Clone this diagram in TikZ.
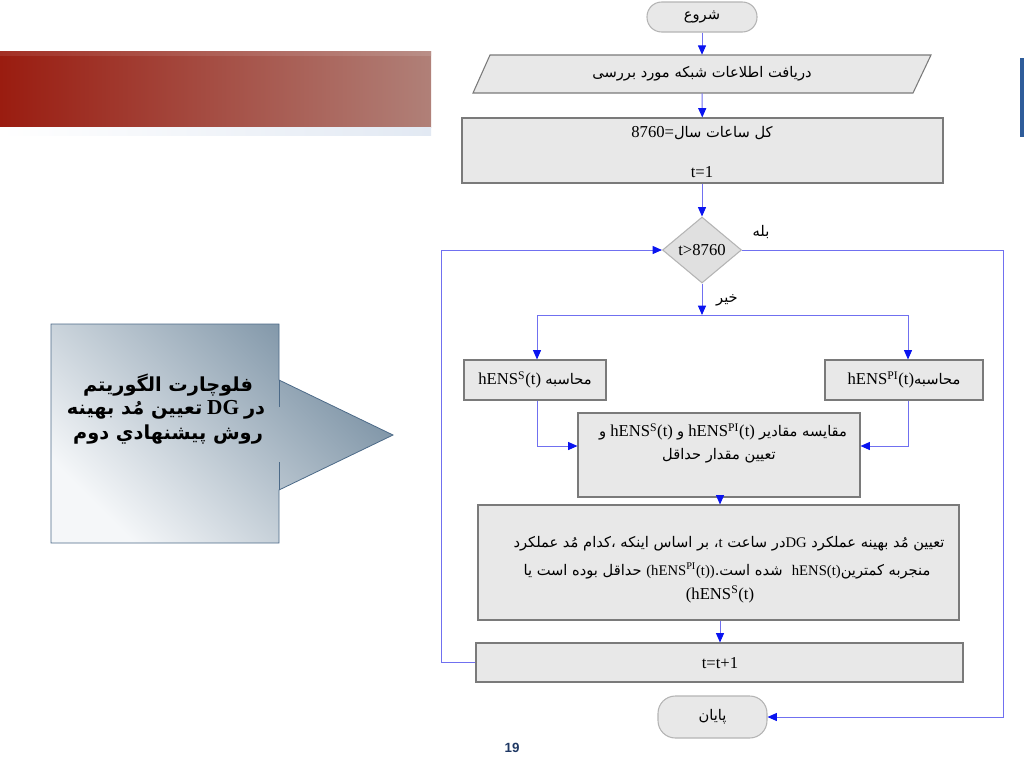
\documentclass[tikz,border=0pt]{standalone}
\usepackage{fontspec}
\setmainfont{Liberation Serif}
\newfontfamily\ar[Script=Arabic]{DejaVu Sans}
\newfontfamily\sansf{Liberation Sans}
\TeXXeTstate=1
\usetikzlibrary{arrows.meta,shapes.geometric,calc}
\definecolor{boxfill}{HTML}{E8E8E8}
\definecolor{boxline}{HTML}{7A7A7A}
\definecolor{termline}{HTML}{B4B4B4}
\definecolor{connc}{HTML}{7070F0}
\definecolor{tipc}{HTML}{0A14F0}
\definecolor{redA}{HTML}{9A1C10}
\definecolor{redB}{HTML}{B08078}
\definecolor{calD}{HTML}{7990A3}
\definecolor{calL}{HTML}{F5F7F9}
\definecolor{calB}{HTML}{4C6A88}
\definecolor{navy}{HTML}{1F3864}
\definecolor{barblue}{HTML}{2E5C9A}
\definecolor{paleblue}{HTML}{E2E9F3}
\newcommand{\AR}[1]{{\ar\beginR #1\endR}}
\newcommand{\LT}[1]{\beginL{\rmfamily #1}\endL}
\tikzset{
  box/.style={draw=boxline, fill=boxfill, line width=0.8pt, inner sep=0pt},
  term/.style={draw=termline, fill=boxfill, line width=0.8pt, rounded corners=11pt, inner sep=0pt},
  conn/.style={draw=connc, line width=0.75pt, -{Triangle[length=7pt,width=6pt,color=tipc]}},
  plain/.style={draw=connc, line width=0.75pt},
  txt/.style={inner sep=0pt, font=\fontsize{12.5}{14}\selectfont},
  artxt/.style={inner sep=0pt, font=\fontsize{11}{13}\selectfont},
  caltxt/.style={inner sep=0pt, font=\fontsize{14.5}{16}\selectfont\bfseries},
}
\begin{document}
\begin{tikzpicture}[x=0.75pt,y=-0.75pt]
\useasboundingbox (0,0) rectangle (1024,768);
% decorative banner
\shade[left color=redA, right color=redB] (0,51) rectangle (431,127);
\shade[left color=redA!85!white, right color=redB!80!white, opacity=0.6] (0,51) rectangle (431,55);
\shade[left color=white, right color=paleblue] (0,127) rectangle (431,135);
\fill[barblue] (1020,58) rectangle (1024,137);
% callout
\shadedraw[top color=calD, bottom color=calL, shading angle=-45, draw=calB, line width=0.6pt]
  (51,324) -- (279,324) -- (279,380) -- (393,435) -- (279,490) -- (279,543) -- (51,543) -- cycle;
\draw[calB, line width=0.6pt] (279,380) -- (279,407) (279,462) -- (279,490);
\node[caltxt] (c1) at (168,385) {\AR{فلوچارت الگوریتم}};
\node[caltxt] (c2) at (166,410) {\AR{تعیین مُد بهینه}~{\rmfamily\fontsize{16}{18}\selectfont DG}~\AR{در}};
\node[caltxt] (c3) at (168,435) {\AR{روش پیشنهادي دوم}};
% flowchart shapes
\node[term, minimum width=82.5pt, minimum height=22.5pt] (st) at (702,17) {};
\node[artxt] at (702,17) {\AR{شروع}};
\draw[box] (490,55) -- (931,55) -- (913,93) -- (473,93) -- cycle;
\node[artxt, minimum height=28.5pt] (in) at (702,74) {\AR{دریافت اطلاعات شبکه مورد بررسی}};
\node[box, minimum width=360.75pt, minimum height=48.75pt] (r1) at (702.5,150.5) {};
\node[txt] at (702,133) {8760={\ar\fontsize{11}{13}\selectfont\beginR کل ساعات سال\endR}};
\node[txt] at (702,172) {t=1};
\node[draw=termline, fill={rgb,255:red,224;green,224;blue,224}, line width=0.8pt, diamond, inner sep=0pt, minimum width=59.25pt, minimum height=49.5pt] (dia) at (702,250) {};
\node[txt] at (702,250) {t>8760};
\node[artxt] (yes) at (761,232) {\AR{بله}};
\node[artxt] (no) at (727,300) {\AR{خیر}};
\node[box, minimum width=106.5pt, minimum height=30pt] (bl) at (535,380) {};
\node[txt] at (535,380) {hENS\textsuperscript{S}(t) {\fontsize{11}{13}\selectfont\AR{محاسبه}}};
\node[box, minimum width=118.5pt, minimum height=30pt] (br) at (904,380) {};
\node[txt] at (904,380) {hENS\textsuperscript{PI}(t){\fontsize{11}{13}\selectfont\AR{محاسبه}}};
\node[box, minimum width=211.5pt, minimum height=63pt] (cmp) at (719,455) {};
\node[txt] at (723,432) {{\fontsize{11}{13}\selectfont\AR{و}} hENS\textsuperscript{S}(t) {\fontsize{11}{13}\selectfont\AR{و}} hENS\textsuperscript{PI}(t) {\fontsize{11}{13}\selectfont\AR{مقایسه مقادیر}}};
\node[artxt] at (719,456) {\AR{تعیین مقدار حداقل}};
\node[box, minimum width=360.75pt, minimum height=86.25pt] (big) at (718.5,562.5) {};
\node[artxt] at (729,544) {{\ar\beginR تعیین مُد بهینه عملکرد \LT{DG}در ساعت \LT{t}، بر اساس اینکه ،کدام مُد عملکرد\endR}};
\node[artxt] at (727,571) {{\ar\beginR منجربه کمترین\LT{hENS(t)}\ \ شده است.\LT{(hENS\textsuperscript{PI}(t))} حداقل بوده است یا\endR}};
\node[txt] at (720,594) {(hENS\textsuperscript{S}(t)};
\node[box, minimum width=365.25pt, minimum height=29.25pt] (tt) at (719.5,662.5) {};
\node[txt] at (720,663) {t=t+1};
\node[term, minimum width=81.75pt, minimum height=31.5pt, rounded corners=13pt] (en) at (712.5,717) {};
\node[artxt] at (712.5,717) {\AR{پایان}};
\node[inner sep=0pt, font=\sansf\bfseries\fontsize{10}{12}\selectfont, text=navy] (pg) at (512,748) {19};
% connectors
\coordinate (sp) at (702,315);
\coordinate (spL) at (537,315);
\coordinate (spR) at (908,315);
\coordinate (cx) at (720,0);
\draw[conn] (st) -- (in);
\draw[conn] (in) -- (r1);
\draw[conn] (r1.south -| dia) -- (dia);
\draw[conn] (dia) -- (sp);
\draw[plain] (spL) -- (spR);
\draw[conn] (spL) -- (spL |- bl.north);
\draw[conn] (spR) -- (spR |- br.north);
\draw[conn] (spL |- bl.south) |- ([yshift=6.75pt]cmp.west);
\draw[conn] (spR |- br.south) |- ([yshift=6.75pt]cmp.east);
\draw[conn] (cmp.south -| cx) -- (cx |- big.north);
\draw[conn] (big.south -| cx) -- (cx |- tt.north);
\draw[conn] (tt.west) -- ++(-34,0) |- (dia.west);
\draw[conn] (dia.east) -- ++(261,0) |- (en.east);
\end{tikzpicture}
\end{document}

## [THE EXERCISE]
All the lines above are to be given again exactly as they read, with the pictures removed.

## [RESULT BELOW]
Clone this diagram in TikZ.
\documentclass[tikz,border=0pt]{standalone}
\usepackage{fontspec}
\setmainfont{Liberation Serif}
\newfontfamily\ar[Script=Arabic]{DejaVu Sans}
\newfontfamily\sansf{Liberation Sans}
\TeXXeTstate=1
\usetikzlibrary{arrows.meta,shapes.geometric,calc}
\definecolor{boxfill}{HTML}{E8E8E8}
\definecolor{boxline}{HTML}{7A7A7A}
\definecolor{termline}{HTML}{B4B4B4}
\definecolor{connc}{HTML}{7070F0}
\definecolor{tipc}{HTML}{0A14F0}
\definecolor{redA}{HTML}{9A1C10}
\definecolor{redB}{HTML}{B08078}
\definecolor{calD}{HTML}{7990A3}
\definecolor{calL}{HTML}{F5F7F9}
\definecolor{calB}{HTML}{4C6A88}
\definecolor{navy}{HTML}{1F3864}
\definecolor{barblue}{HTML}{2E5C9A}
\definecolor{paleblue}{HTML}{E2E9F3}
\newcommand{\AR}[1]{{\ar\beginR #1\endR}}
\newcommand{\LT}[1]{\beginL{\rmfamily #1}\endL}
\tikzset{
  box/.style={draw=boxline, fill=boxfill, line width=0.8pt, inner sep=0pt},
  term/.style={draw=termline, fill=boxfill, line width=0.8pt, rounded corners=11pt, inner sep=0pt},
  conn/.style={draw=connc, line width=0.75pt, -{Triangle[length=7pt,width=6pt,color=tipc]}},
  plain/.style={draw=connc, line width=0.75pt},
  txt/.style={inner sep=0pt, font=\fontsize{12.5}{14}\selectfont},
  artxt/.style={inner sep=0pt, font=\fontsize{11}{13}\selectfont},
  caltxt/.style={inner sep=0pt, font=\fontsize{14.5}{16}\selectfont\bfseries},
}
\begin{document}
\begin{tikzpicture}[x=0.75pt,y=-0.75pt]
\useasboundingbox (0,0) rectangle (1024,768);
% decorative banner
\shade[left color=redA, right color=redB] (0,51) rectangle (431,127);
\shade[left color=redA!85!white, right color=redB!80!white, opacity=0.6] (0,51) rectangle (431,55);
\shade[left color=white, right color=paleblue] (0,127) rectangle (431,135);
\fill[barblue] (1020,58) rectangle (1024,137);
% callout
\shadedraw[top color=calD, bottom color=calL, shading angle=-45, draw=calB, line width=0.6pt]
  (51,324) -- (279,324) -- (279,380) -- (393,435) -- (279,490) -- (279,543) -- (51,543) -- cycle;
\draw[calB, line width=0.6pt] (279,380) -- (279,407) (279,462) -- (279,490);
\node[caltxt] (c1) at (168,385) {\AR{فلوچارت الگوریتم}};
\node[caltxt] (c2) at (166,410) {\AR{تعیین مُد بهینه}~{\rmfamily\fontsize{16}{18}\selectfont DG}~\AR{در}};
\node[caltxt] (c3) at (168,435) {\AR{روش پیشنهادي دوم}};
% flowchart shapes
\node[term, minimum width=82.5pt, minimum height=22.5pt] (st) at (702,17) {};
\node[artxt] at (702,17) {\AR{شروع}};
\draw[box] (490,55) -- (931,55) -- (913,93) -- (473,93) -- cycle;
\node[artxt, minimum height=28.5pt] (in) at (702,74) {\AR{دریافت اطلاعات شبکه مورد بررسی}};
\node[box, minimum width=360.75pt, minimum height=48.75pt] (r1) at (702.5,150.5) {};
\node[txt] at (702,133) {8760={\ar\fontsize{11}{13}\selectfont\beginR کل ساعات سال\endR}};
\node[txt] at (702,172) {t=1};
\node[draw=termline, fill={rgb,255:red,224;green,224;blue,224}, line width=0.8pt, diamond, inner sep=0pt, minimum width=59.25pt, minimum height=49.5pt] (dia) at (702,250) {};
\node[txt] at (702,250) {t>8760};
\node[artxt] (yes) at (761,232) {\AR{بله}};
\node[artxt] (no) at (727,300) {\AR{خیر}};
\node[box, minimum width=106.5pt, minimum height=30pt] (bl) at (535,380) {};
\node[txt] at (535,380) {hENS\textsuperscript{S}(t) {\fontsize{11}{13}\selectfont\AR{محاسبه}}};
\node[box, minimum width=118.5pt, minimum height=30pt] (br) at (904,380) {};
\node[txt] at (904,380) {hENS\textsuperscript{PI}(t){\fontsize{11}{13}\selectfont\AR{محاسبه}}};
\node[box, minimum width=211.5pt, minimum height=63pt] (cmp) at (719,455) {};
\node[txt] at (723,432) {{\fontsize{11}{13}\selectfont\AR{و}} hENS\textsuperscript{S}(t) {\fontsize{11}{13}\selectfont\AR{و}} hENS\textsuperscript{PI}(t) {\fontsize{11}{13}\selectfont\AR{مقایسه مقادیر}}};
\node[artxt] at (719,456) {\AR{تعیین مقدار حداقل}};
\node[box, minimum width=360.75pt, minimum height=86.25pt] (big) at (718.5,562.5) {};
\node[artxt] at (729,544) {{\ar\beginR تعیین مُد بهینه عملکرد \LT{DG}در ساعت \LT{t}، بر اساس اینکه ،کدام مُد عملکرد\endR}};
\node[artxt] at (727,571) {{\ar\beginR منجربه کمترین\LT{hENS(t)}\ \ شده است.\LT{(hENS\textsuperscript{PI}(t))} حداقل بوده است یا\endR}};
\node[txt] at (720,594) {(hENS\textsuperscript{S}(t)};
\node[box, minimum width=365.25pt, minimum height=29.25pt] (tt) at (719.5,662.5) {};
\node[txt] at (720,663) {t=t+1};
\node[term, minimum width=81.75pt, minimum height=31.5pt, rounded corners=13pt] (en) at (712.5,717) {};
\node[artxt] at (712.5,717) {\AR{پایان}};
\node[inner sep=0pt, font=\sansf\bfseries\fontsize{10}{12}\selectfont, text=navy] (pg) at (512,748) {19};
% connectors
\coordinate (sp) at (702,315);
\coordinate (spL) at (537,315);
\coordinate (spR) at (908,315);
\coordinate (cx) at (720,0);
\draw[conn] (st) -- (in);
\draw[conn] (in) -- (r1);
\draw[conn] (r1.south -| dia) -- (dia);
\draw[conn] (dia) -- (sp);
\draw[plain] (spL) -- (spR);
\draw[conn] (spL) -- (spL |- bl.north);
\draw[conn] (spR) -- (spR |- br.north);
\draw[conn] (spL |- bl.south) |- ([yshift=6.75pt]cmp.west);
\draw[conn] (spR |- br.south) |- ([yshift=6.75pt]cmp.east);
\draw[conn] (cmp.south -| cx) -- (cx |- big.north);
\draw[conn] (big.south -| cx) -- (cx |- tt.north);
\draw[conn] (tt.west) -- ++(-34,0) |- (dia.west);
\draw[conn] (dia.east) -- ++(261,0) |- (en.east);
\end{tikzpicture}
\end{document}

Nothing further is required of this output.